Ks. Kamiński poinformował, że jeśli osoba pokrzywdzona zgłosi się np. do zgromadzenia zakonnego, to powinna otrzymać przede wszystkim informację na temat zakresu pomocy, która może być jej udzielona. - To są sprawy bardzo delikatne. Czasem te osoby są tak poranione, że musi upłynąć dużo czasu, aby w ogóle zaczęły o sobie mówić. Wtedy zaczyna się droga uzdrowienia. Problem jest wtedy, gdy nie mówią lub gdy nie stwarza im się takiej możliwości - powiedział duszpasterz.
Abp Wojciech Polak, delegat KEP ds. ochrony dzieci i młodzieży przypomniał, że grupa duszpasterzy osób pokrzywdzonych została ustanowiona w niektórych diecezjach i zgromadzeniach zakonnych w latach poprzednich. - Mamy nadzieję, że będzie ona funkcjonowała docelowo w każdej diecezji, w każdym zgromadzeniu i zakonie. Ich imiona i nazwiska często znajdują się na stronach internetowych diecezji - dodał abp Polak w rozmowie z KAI.
Jak poinformował, spotkanie miało na celu omówienie doświadczeń tych duszpasterzy z perspektywy ich już kilkuletniej pracy w zakresie duchowej posługi osobom skrzywdzonym, rodzinom, a nawet wspólnotom parafialnym, gdzie - wskazał prymas Polski - zachodzi niekiedy wtórna traumatyzacja, lęk lub wstyd po dokonaniu takiego przestępstwa przez duchownego. - Parafia jest często zraniona i podzielona, dlatego ważne jest zastanowienie się, jak pomóc w duchowym uzdrowieniu - dodał abp Polak.

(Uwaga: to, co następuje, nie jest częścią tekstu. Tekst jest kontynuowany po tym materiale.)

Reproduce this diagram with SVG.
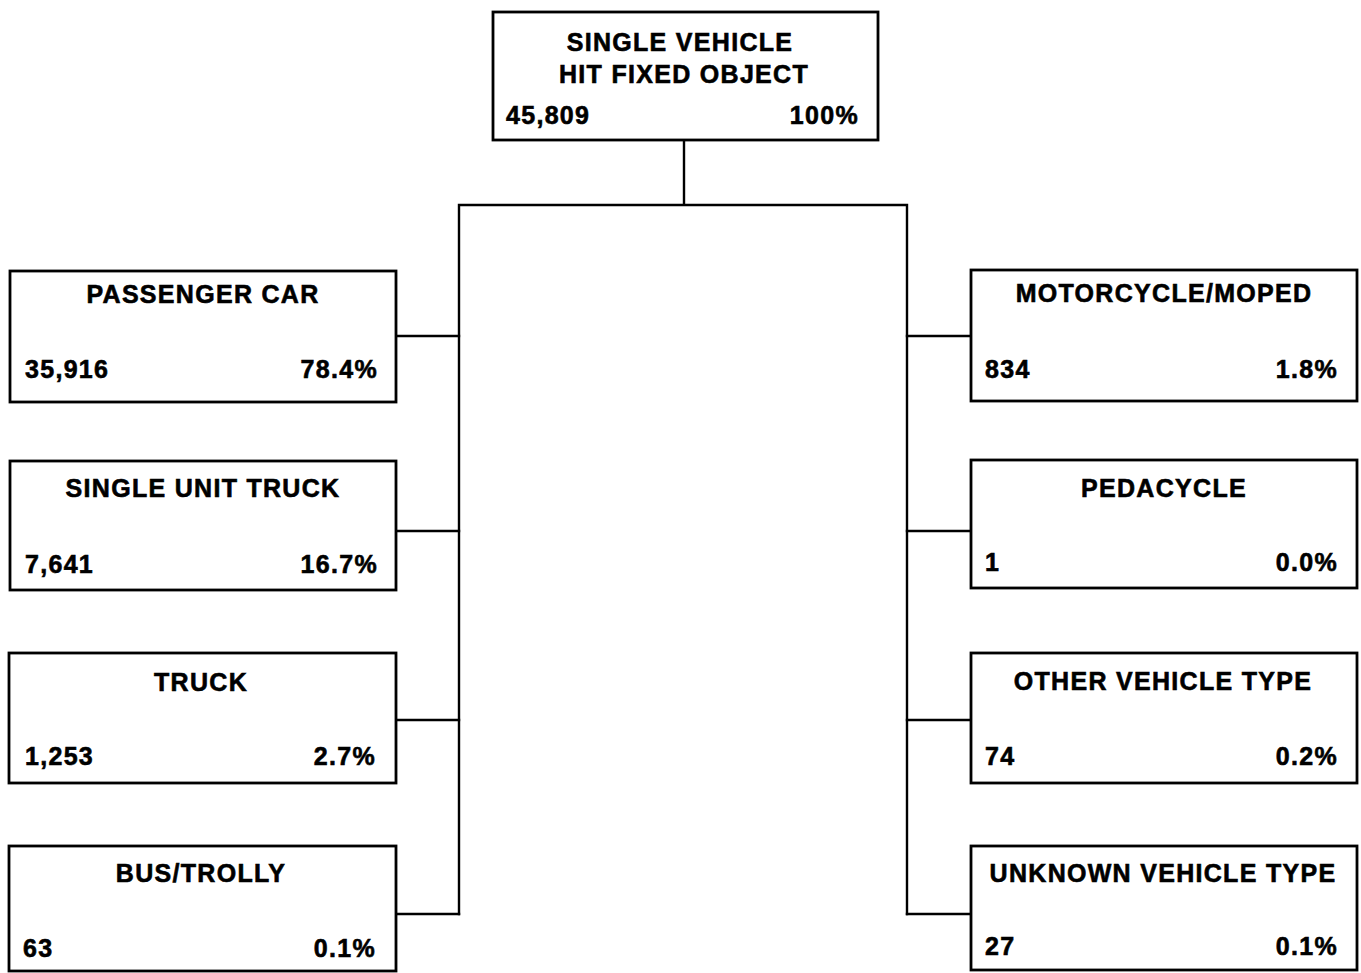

Zdaniem delegata KEP ds. ochrony dzieci i młodzieży, wskazówką do pracy duszpasterskiej są świadectwa samych osób skrzywdzonych, które mają odwagę je przedstawiać w ramach uczestnictwa w grupach wsparcia, jak ma to miejsce m.in. w Krakowie.
W opinii Prymasa, takie spotkania powinny być organizowane także w innych diecezjach. - Osoby skrzywdzone niewątpliwie potrzebują przede wszystkim jasnego postępowania kanonicznego ze strony biskupa lub wyższego przełożonego zakonnego oraz pomocy terapeutycznej, psychologicznej, ale bardzo często niektóre z tych osób zwracają się też o pomoc duchową i o tym nie możemy zapomnieć - stwierdził abp Wojciech Polak.